Anyway, I'm up to the bit where Isabella Linton falls for Heathcliff, now that he has returned from his absence and tidied his hair up. She keeps herself busy flinging herself on the couch in tears as people warn her against him. And Cathy is being a manipulative little minx. Hindley continues to drink himself away in between whipping his son Hareton. So all is as it should be.

So far, I don't really recommend it, however I shall persevere. I think I need to check out the Ralph Fiennes version. Or watch this:



Read the book though. It's much better.

5 comments:

2paw said...

Although I appreciate Wuthering Heights, the book, in a literary way, I am not enamoured with it. I prefer Vanity Fair, Austen, The Leopard, etc. Though to be fair, Wuthering Heights has a much better song: I remember Kate Bush's song so well. I am of the Kate Bush song era!!!

Wendy said...

It used to be my least favourite of the Bronte novels. Then last year we read it at our bookclub and I found a liking for it I hadn't had when i first read it when I was much younger.
I am not quite of the Kate Bush song era - I have come to it at a later date. That dancing! Wonderfully eccentric and charming. (hope I don't sound patronising)

Catriona said...

The Brontes are a bit liminal, to me: definitely not with the eighteenth-century feel that even Austen's later works have, but not the big, sprawling, typical early to mid-Victorian novels that Dickens or Thackeray or Trollope wrote.

(I suspect it's partly because they, unlike most of the other canonical Victorian authors, managed to avoid serial publication.)

I do love Wuthering Heights; oddly, it's Jane Eyre that does my head in these days. I still like the book, but I wonder how I never noticed before what a dreary little creature Jane is.

Poor Mr Rochester--tied for life to that dull little puritan in her grey alpaca.

Becky Sharp would have eaten her alive, as she did Amelia.

(Now, there's an excellent adaptation for you, if you haven't seen that one yet.)

Wendy said...

yes strange isn't it. I remember when I first read Jane Eyre it totally freaked me out ( I was probably a little bit young) and then I went through a phase of loving it. Now I find it a little boring whereas Wuthering Heights has grown on me. I do actually like The Tenant of Wildfell Hall a lot too.

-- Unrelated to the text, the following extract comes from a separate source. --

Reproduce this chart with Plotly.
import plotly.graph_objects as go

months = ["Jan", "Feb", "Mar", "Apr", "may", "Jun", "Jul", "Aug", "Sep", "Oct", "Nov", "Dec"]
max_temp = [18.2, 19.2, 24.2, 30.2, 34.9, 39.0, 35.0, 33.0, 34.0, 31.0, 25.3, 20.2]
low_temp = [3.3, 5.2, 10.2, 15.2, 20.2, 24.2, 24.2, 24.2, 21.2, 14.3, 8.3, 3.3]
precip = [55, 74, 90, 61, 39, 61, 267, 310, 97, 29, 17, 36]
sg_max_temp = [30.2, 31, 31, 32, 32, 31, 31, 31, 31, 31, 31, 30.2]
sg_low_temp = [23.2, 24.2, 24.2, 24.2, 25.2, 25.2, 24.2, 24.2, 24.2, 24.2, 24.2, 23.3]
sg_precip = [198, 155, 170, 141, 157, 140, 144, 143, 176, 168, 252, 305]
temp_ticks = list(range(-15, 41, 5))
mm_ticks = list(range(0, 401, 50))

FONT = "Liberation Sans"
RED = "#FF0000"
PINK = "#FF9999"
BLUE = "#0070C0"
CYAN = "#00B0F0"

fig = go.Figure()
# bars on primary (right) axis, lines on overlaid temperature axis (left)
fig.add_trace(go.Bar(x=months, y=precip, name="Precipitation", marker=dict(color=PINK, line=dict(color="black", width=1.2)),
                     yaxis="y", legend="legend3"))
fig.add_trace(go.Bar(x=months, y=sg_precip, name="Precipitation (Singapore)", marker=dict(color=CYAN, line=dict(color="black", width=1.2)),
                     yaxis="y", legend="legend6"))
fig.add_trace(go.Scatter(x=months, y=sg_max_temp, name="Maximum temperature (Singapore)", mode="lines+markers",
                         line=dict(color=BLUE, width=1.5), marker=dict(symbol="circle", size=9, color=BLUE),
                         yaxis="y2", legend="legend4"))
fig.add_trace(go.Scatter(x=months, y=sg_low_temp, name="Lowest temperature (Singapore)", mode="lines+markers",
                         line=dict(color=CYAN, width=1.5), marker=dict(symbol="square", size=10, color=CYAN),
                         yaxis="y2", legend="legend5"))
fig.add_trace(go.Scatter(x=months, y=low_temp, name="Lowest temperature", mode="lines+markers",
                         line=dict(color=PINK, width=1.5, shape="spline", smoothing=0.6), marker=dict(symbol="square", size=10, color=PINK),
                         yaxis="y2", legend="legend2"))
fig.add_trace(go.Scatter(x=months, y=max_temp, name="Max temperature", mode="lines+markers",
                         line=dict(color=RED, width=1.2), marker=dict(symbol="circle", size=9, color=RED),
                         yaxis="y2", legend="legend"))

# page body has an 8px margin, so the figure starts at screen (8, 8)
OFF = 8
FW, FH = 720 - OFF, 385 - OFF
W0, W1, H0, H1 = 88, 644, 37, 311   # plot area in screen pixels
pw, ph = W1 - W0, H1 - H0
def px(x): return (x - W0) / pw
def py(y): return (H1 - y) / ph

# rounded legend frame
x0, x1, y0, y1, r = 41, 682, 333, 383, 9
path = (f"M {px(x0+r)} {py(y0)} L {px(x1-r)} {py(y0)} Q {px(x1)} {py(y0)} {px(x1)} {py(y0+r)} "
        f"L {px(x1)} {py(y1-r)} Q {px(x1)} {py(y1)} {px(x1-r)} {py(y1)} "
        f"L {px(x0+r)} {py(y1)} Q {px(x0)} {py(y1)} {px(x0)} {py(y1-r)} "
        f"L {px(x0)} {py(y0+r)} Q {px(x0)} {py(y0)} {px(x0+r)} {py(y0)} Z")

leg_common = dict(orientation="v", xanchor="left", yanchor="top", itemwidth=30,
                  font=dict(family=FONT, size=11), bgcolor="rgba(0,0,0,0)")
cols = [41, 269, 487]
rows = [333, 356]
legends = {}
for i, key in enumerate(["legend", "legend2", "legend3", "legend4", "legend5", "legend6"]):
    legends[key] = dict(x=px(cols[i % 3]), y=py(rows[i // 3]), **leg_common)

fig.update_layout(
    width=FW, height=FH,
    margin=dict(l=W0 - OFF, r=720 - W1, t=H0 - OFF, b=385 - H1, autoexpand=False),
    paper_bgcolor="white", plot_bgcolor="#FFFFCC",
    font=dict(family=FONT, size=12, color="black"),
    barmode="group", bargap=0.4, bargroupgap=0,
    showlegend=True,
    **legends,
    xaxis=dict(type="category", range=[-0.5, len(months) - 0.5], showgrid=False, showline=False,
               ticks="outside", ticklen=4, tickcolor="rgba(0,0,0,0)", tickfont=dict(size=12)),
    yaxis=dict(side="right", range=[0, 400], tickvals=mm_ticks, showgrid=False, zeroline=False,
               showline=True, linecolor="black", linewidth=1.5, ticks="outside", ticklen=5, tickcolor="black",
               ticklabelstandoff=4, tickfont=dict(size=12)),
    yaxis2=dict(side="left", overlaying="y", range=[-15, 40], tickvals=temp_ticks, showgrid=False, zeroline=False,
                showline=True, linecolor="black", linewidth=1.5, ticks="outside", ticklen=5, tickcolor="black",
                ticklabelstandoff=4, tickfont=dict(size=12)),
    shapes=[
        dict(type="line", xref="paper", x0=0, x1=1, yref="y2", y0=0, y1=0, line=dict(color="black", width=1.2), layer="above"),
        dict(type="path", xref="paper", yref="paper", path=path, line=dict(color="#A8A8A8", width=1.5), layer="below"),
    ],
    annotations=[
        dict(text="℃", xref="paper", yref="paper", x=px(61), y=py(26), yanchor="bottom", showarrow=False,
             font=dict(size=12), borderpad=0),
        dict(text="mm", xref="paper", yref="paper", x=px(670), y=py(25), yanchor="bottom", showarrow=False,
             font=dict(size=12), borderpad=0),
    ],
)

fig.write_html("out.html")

And Rochester is blind as well...he really can't take a trick can he?

I hadn't thought about their novels in terms of Victorian serialisation. Perhaps that's why they don't work for television, whereas Dickens does (in my humble opinion).

I think the physical and social isolation of the Brontes had a lot to do with their style and content as well. (although that may well be romanticising them.)

Catriona said...

I suspect the Victorian novelists who were serialised do work better on television, since serial fiction is so very much one of the progenitors of television drama: the ones who spring immediately to mind are Dickens (as you say), Thackeray (the Vanity Fair adaptation was excellent), George Eliot (Middlemarch was wonderful), Elizabeth Gaskell (I loved both Cranford and Wives and Daughters), and Anthony Trollope (The Barchester Chronicles, of course, but also The Way We Live Now).

Of course, the downside to this is that they don't work as films.

Then again, Austen missed serial publication, and her novels are lovely on the telly. So there's something missing from our otherwise flawless hypothesis.